The first concern raised by Dr. Weissman is in regard to the absence of information about the representativeness of the sample. Our study is based on data collected by the Center for Studying Health System Change in its 2008 Health Tracking Physician Survey (www.hschange.org/CONTENT/1085/1085.pdf). The survey is based on a classical stratified design with proportional allocation. The weighted response rate for specialists, which includes psychiatrists, was 61.9%. Unfortunately, no details are provided regarding the total number of surveys sent to physicians within each specialty.

Dr. Weissman singled out the statement that older psychiatrists cannot afford to retire. We feel that our statement has been taken out of context. In fact, the article states, “However, in terms of decision to retire, one major factor that is not dealt with in the study is the financial aspirations and overall financial situation for the physician. It is very likely that many psychiatrists of retirement age continue to work because they cannot afford to retire.” Note that this statement is merely a conjecture on our part and is not an issue that was examined in our analyses. It does, however, present an interesting topic for future research.

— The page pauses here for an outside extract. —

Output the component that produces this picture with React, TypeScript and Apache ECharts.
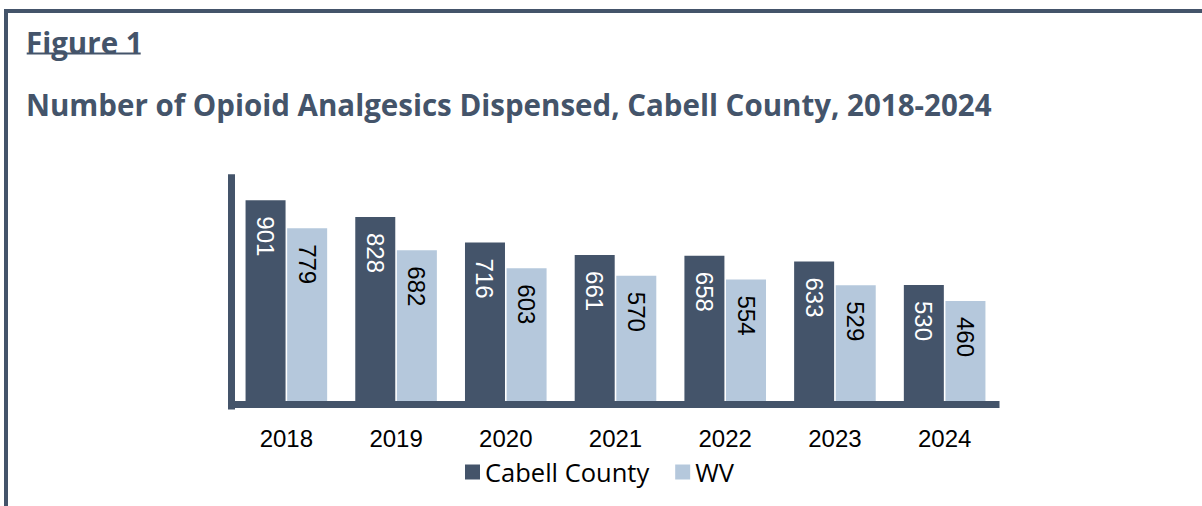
import React, { useEffect, useRef } from "react";
import * as echarts from "echarts";

const years = ["2018", "2019", "2020", "2021", "2022", "2023", "2024"];
const cabell = [901, 828, 716, 661, 658, 633, 530];
const wv = [779, 682, 603, 570, 554, 529, 460];
const seriesNames = ["Cabell County", "WV"];
const figureLabel = "Figure 1";
const titleText = "Number of Opioid Analgesics Dispensed, Cabell County, 2018-2024";

const DARK = "#44546a";
const LIGHT = "#b5c8dc";
const TITLE_FONT = "bold 29.5px 'Open Sans', sans-serif";

export default function App() {
  const ref = useRef<HTMLDivElement>(null);
  useEffect(() => {
    if (!ref.current) return;
    const chart = echarts.init(ref.current, null, { renderer: "svg" });
    const barLabel = (color: string) => ({
      show: true,
      position: "insideTop",
      distance: 16,
      rotate: -90,
      align: "left",
      verticalAlign: "middle",
      color,
      fontSize: 24,
      fontFamily: "Liberation Sans, Arial, sans-serif",
    });
    chart.setOption({
      animation: false,
      backgroundColor: "#ffffff",
      graphic: [
        { type: "rect", shape: { x: 4, y: 9, width: 1198, height: 4 }, style: { fill: DARK } },
        { type: "rect", shape: { x: 4, y: 9, width: 4, height: 497 }, style: { fill: DARK } },
        {
          type: "text",
          x: 26,
          y: 42.5,
          style: {
            text: figureLabel,
            fill: DARK,
            font: TITLE_FONT,
            verticalAlign: "middle",
            align: "left",
          },
        },
        { type: "rect", shape: { x: 26.7, y: 52.5, width: 114, height: 2 }, style: { fill: DARK } },
        {
          type: "text",
          x: 26,
          y: 104.7,
          style: {
            text: titleText,
            fill: DARK,
            font: TITLE_FONT,
            verticalAlign: "middle",
            align: "left",
          },
        },
      ],
      legend: {
        data: seriesNames,
        left: 465,
        top: 459,
        padding: 0,
        itemWidth: 15,
        itemHeight: 15,
        itemGap: 26,
        icon: "rect",
        textStyle: { fontFamily: "Open Sans, sans-serif", fontSize: 25.5, color: "#000" },
      },
      grid: { left: 231.5, right: 202.5, top: 177.7, bottom: 100, containLabel: false },
      xAxis: {
        type: "category",
        data: years,
        z: 5,
        offset: -1.5,
        axisLine: { show: true, lineStyle: { color: DARK, width: 7, cap: "butt" } },
        axisTick: { show: false },
        axisLabel: {
          margin: 22,
          color: "#000",
          fontSize: 24,
          fontFamily: "Liberation Sans, Arial, sans-serif",
        },
      },
      yAxis: {
        type: "value",
        min: 0,
        max: 1000,
        axisLine: { show: true, lineStyle: { color: DARK, width: 7, cap: "square" } },
        axisTick: { show: false },
        axisLabel: { show: false },
        splitLine: { show: false },
      },
      series: [
        {
          name: seriesNames[0],
          type: "bar",
          data: cabell,
          barWidth: 40,
          barGap: "4%",
          itemStyle: { color: DARK },
          label: barLabel("#ffffff"),
        },
        {
          name: seriesNames[1],
          type: "bar",
          data: wv,
          barWidth: 40,
          itemStyle: { color: LIGHT },
          label: barLabel("#000000"),
        },
      ],
    });
    return () => chart.dispose();
  }, []);
  return (
    <div
      ref={ref}
      style={{ position: "absolute", left: 0, top: 0, width: 1202, height: 506 }}
    />
  );
}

Dr. Weissman's speculation that the shorter work schedule of younger physicians (including psychiatrists) is offset by the extended workload of new psychiatrists who engage in medication management practice, while interesting, is not borne out by our findings. The shortage of psychiatrists, however, is a matter of critical concern that has been noted in various national journals, as we reported in our article.

Dr. Weissman's comments on malpractice suggest that it may not be a major issue for psychiatrists. In fact, the blog by David Leonhart cited by Dr. Weissman quotes from the New England Journal of Medicine: “Although … annual rates of paid claims are low, the annual and career risks of any malpractice claim are high, suggesting that the risk of being sued alone may create a tangible fear among physicians.” This is precisely the point our study makes.

Finally, we agree with Dr. Weissman that more meaningful data are needed to assess the current career satisfaction of American psychiatrists.